SACRAMENTO, Calif. — The suspect in a California home-invasion robbery that left four people dead, including the gunman, was a paroled gang member suspected in a separate shooting earlier that day, police said Monday.

Police identified 26-year-old Xue Lor as the suspect who fatally shot three people and critically wounded another before he was fatally shot during the attack in Sacramento around 10:30 p.m. Saturday.

Robbery appears to be the motive behind the killings, officials said.

Investigators believe Lor demanded money from the victims before he opened fire, killing a husband and wife who lived there, as well as a male guest identified as 33-year-old Lee Doua Cha.

Lor was shot by the dead couple's son, said Officer Michele Gigante, a Sacramento police spokeswoman. The son was not injured and is not under arrest, she said.

Investigators say Lor has been identified as the suspect in a separate shooting 18 hours earlier. A 22-year-old man sustained a non-life threatening gunshot wound after Lor opened fire on the victim's vehicle. The victim's 2-year-old daughter was inside at the time but was not injured.

Police described Lor as a parolee subject to high supervision who was released after serving time on gun possession charges.

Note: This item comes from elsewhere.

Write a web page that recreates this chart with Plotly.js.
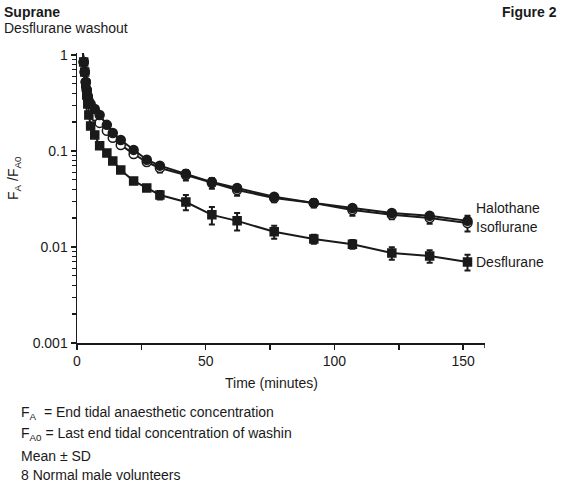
<!DOCTYPE html>
<html>
<head>
<meta charset="utf-8">
<script src="https://cdn.plot.ly/plotly-3.0.1.min.js"></script>
<style>
  html, body { margin: 0; padding: 0; background: #fff; }
  #chart { width: 562px; height: 486px; }
</style>
</head>
<body>
<div id="chart"></div>
<script>
// Sampling times after end of washin (minutes)
const timeMin = [2.2, 2.6, 3.0, 3.4, 3.8, 4.2, 4.6, 5.3, 6.9, 8.8, 11.6, 13.9, 17.0,
                 22.0, 27.1, 32.2, 42.3, 52.4, 62.2, 76.6, 92.0, 107.0, 122.3, 137.0, 151.7];

// FA/FA0 means
const halothane = [1.10, 0.845, 0.665, 0.523, 0.432, 0.374, 0.332, 0.309, 0.274, 0.237, 0.187, 0.154, 0.130,
                   0.1026, 0.0811, 0.0703, 0.0579, 0.0474, 0.0412, 0.0333, 0.0287, 0.0255, 0.0226, 0.0211, 0.0187];
const isoflurane = [1.10, 0.845, 0.665, 0.523, 0.432, 0.357, 0.309, 0.280, 0.231, 0.196, 0.162, 0.137, 0.1155,
                    0.0929, 0.0767, 0.0665, 0.0562, 0.0464, 0.0392, 0.0324, 0.0287, 0.0243, 0.0216, 0.0200, 0.0178];
const desflurane = [1.13, 0.845, 0.665, 0.499, 0.383, 0.309, 0.237, 0.182, 0.147, 0.113, 0.0953, 0.0787, 0.0634,
                    0.0487, 0.0412, 0.0348, 0.0294, 0.0216, 0.0187, 0.0144, 0.0121, 0.0107, 0.00866, 0.00806, 0.00698];

// Standard deviations
const halothaneSD = [0.03, 0.025, 0.02, 0.015, 0.012, 0.01, 0.009, 0.008, 0.007, 0.006, 0.005, 0.004, 0.004,
                     0.003, 0.0025, 0.002, 0.002, 0.0015, 0.0012, 0.001, 0.0008, 0.0008, 0.0008, 0.0008, 0.001];
const isofluraneSD = [0.03, 0.025, 0.02, 0.015, 0.012, 0.01, 0.009, 0.008, 0.008, 0.007, 0.007, 0.006, 0.006,
                      0.007, 0.0058, 0.0067, 0.0071, 0.0059, 0.005, 0.0032, 0.0029, 0.0031, 0.0022, 0.0025, 0.0033];
const desfluraneSD = [0.04, 0.03, 0.025, 0.02, 0.015, 0.012, 0.01, 0.008, 0.007, 0.006, 0.005, 0.004, 0.004,
                      0.0035, 0.003, 0.0035, 0.0053, 0.0045, 0.0039, 0.0022, 0.0013, 0.0011, 0.0013, 0.0012, 0.0013];

// Axis ticks
const xTickVals = [0, 50, 100, 150];
const xTickText = ['0', '50', '100', '150'];
const xMinorVals = [25, 75, 125];
const xAxisEnd = 158.5;
const yDecades = [0.001, 0.01, 0.1, 1];
const yDecadeLabels = ['0.001', '0.01', '0.1', '1'];

const INK = '#1a1a1a';
const FONT = 'Liberation Sans, Arial, sans-serif';

// minor log ticks at 2..9 within each decade
const yMinorVals = [];
yDecades.slice(0, -1).forEach(d => {
  for (let m = 2; m <= 9; m++) yMinorVals.push(d * m);
});

function series(y, sd, symbol, fill) {
  return {
    x: timeMin, y: y, type: 'scatter', mode: 'lines+markers', cliponaxis: false,
    line: { color: INK, width: 2 },
    marker: { symbol: symbol, size: symbol === 'square' ? 8 : 9, color: fill,
              line: { color: INK, width: 1.5 } },
    error_y: { type: 'data', array: sd, visible: true, color: INK, thickness: 2, width: 3 },
    showlegend: false, hoverinfo: 'skip'
  };
}

const data = [
  series(isoflurane, isofluraneSD, 'circle', '#ffffff'),
  series(halothane, halothaneSD, 'circle', INK),
  series(desflurane, desfluraneSD, 'square', INK)
];

function note(text, x, y, opts) {
  return Object.assign({ text: text, xref: 'paper', yref: 'paper', x: x, y: y,
    xanchor: 'left', yanchor: 'middle', showarrow: false,
    font: { family: FONT, size: 14, color: INK } }, opts || {});
}

// paper coordinates relative to the plot box (77..485 px, 53..343 px)
const px = v => (v - 77) / 408;
const py = v => (343 - v) / 290;

const annotations = [
  note('<b>Suprane</b>', px(2), py(12)),
  note('Desflurane washout', px(2), py(28)),
  note('<b>Figure 2</b>', px(559), py(12), { xanchor: 'right' }),
  note('Halothane', px(474), py(208)),
  note('Isoflurane', px(474), py(227)),
  note('Desflurane', px(474), py(262)),
  note('Time (minutes)', px(271), py(383), { xanchor: 'center' }),
  note('F<sub>A</sub> /F<sub>A0</sub>', px(14), py(178), { xanchor: 'center', textangle: -90 }),
  note('F<sub>A</sub>  = End tidal anaesthetic concentration', px(19), py(413)),
  note('F<sub>A0</sub> = Last end tidal concentration of washin', px(19), py(434)),
  note('Mean ± SD', px(19), py(456)),
  note('8 Normal male volunteers', px(19), py(475))
];

// closing tick at the right end of the time axis
const shapes = [{
  type: 'line', xref: 'x', yref: 'paper', x0: xAxisEnd, x1: xAxisEnd,
  y0: 0, y1: -5 / 290, line: { color: INK, width: 1.5 }
}];

const layout = {
  width: 562, height: 486,
  margin: { l: 77, r: 77, t: 53, b: 143 },
  paper_bgcolor: '#ffffff', plot_bgcolor: '#ffffff',
  font: { family: FONT, size: 14, color: INK },
  xaxis: {
    range: [0, xAxisEnd], showgrid: false, zeroline: false,
    showline: true, linecolor: INK, linewidth: 1.5,
    ticks: 'outside', ticklen: 5, tickwidth: 1.5, tickcolor: INK,
    tickmode: 'array', tickvals: xTickVals, ticktext: xTickText,
    minor: { tickmode: 'array', tickvals: xMinorVals, ticks: 'outside', ticklen: 5,
             tickwidth: 1.5, tickcolor: INK, showgrid: false },
    tickfont: { family: FONT, size: 14, color: INK }
  },
  yaxis: {
    type: 'log', range: [-3, 0.02], showgrid: false, zeroline: false,
    showline: true, linecolor: INK, linewidth: 1.5,
    ticks: 'outside', ticklen: 5, tickwidth: 1.3, tickcolor: INK,
    tickmode: 'array', tickvals: yDecades, ticktext: yDecadeLabels,
    minor: { tickmode: 'array', tickvals: yMinorVals, ticks: 'outside', ticklen: 4,
             tickwidth: 1.2, tickcolor: INK, showgrid: false },
    tickfont: { family: FONT, size: 14, color: INK }
  },
  shapes: shapes,
  annotations: annotations
};

Plotly.newPlot('chart', data, layout, { displayModeBar: false, staticPlot: true });
</script>
</body>
</html>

Lor was sent to state prison in 2009 to serve a nearly five-year Sacramento County sentence for possessing a firearm as an ex-felon, according to the California Department of Corrections and Rehabilitation. He was sentenced to eight months in 2010 in neighboring Yolo County for possessing a stolen vehicle.

Records show he was returned to prison for six months on a parole violation in 2011 before he was paroled for the final time in October 2011.

Sacramento County records show he was sentenced to a year in jail after pleading no contest to felony vehicle theft and fleeing and eluding a police officer in 2006. A year earlier, he was jailed for receiving a stolen vehicle and obstructing a peace officer.

Gigante said police were investigating whether gang connections by other members of the victim family played a role in what police initially described as a home invasion.

The husband was known in the Hmong community as a shaman, or faith healer, said Su Vang, who often acts as a spokesman for the Hmong community in Sacramento.

Many Hmong migrated to the United States following the Vietnam War, after members of the Asian ethnic minority group fought alongside Americans in the secret war in Laos. Sacramento is home to 27,000 people of Hmong descent, behind Fresno with 32,000 and the Minneapolis-St. Paul area with 64,000, according to the 2010 census.

The Sacramento County coroner's office would not immediately name the husband and wife who were killed in the home because relatives had not been officially notified of their deaths.

There were no signs of forced entry, but the gunman entered the home and opened fire before he was confronted by the couple's son, Gigante said. Crime scene investigators were observed carrying a half-dozen rifles from the home and putting them in a police van.

The surviving victim remained in critical but stable condition Monday with a gunshot wound to the upper body, Gigante said.

Police were asking members of the public who may have information about the shooting to contact them.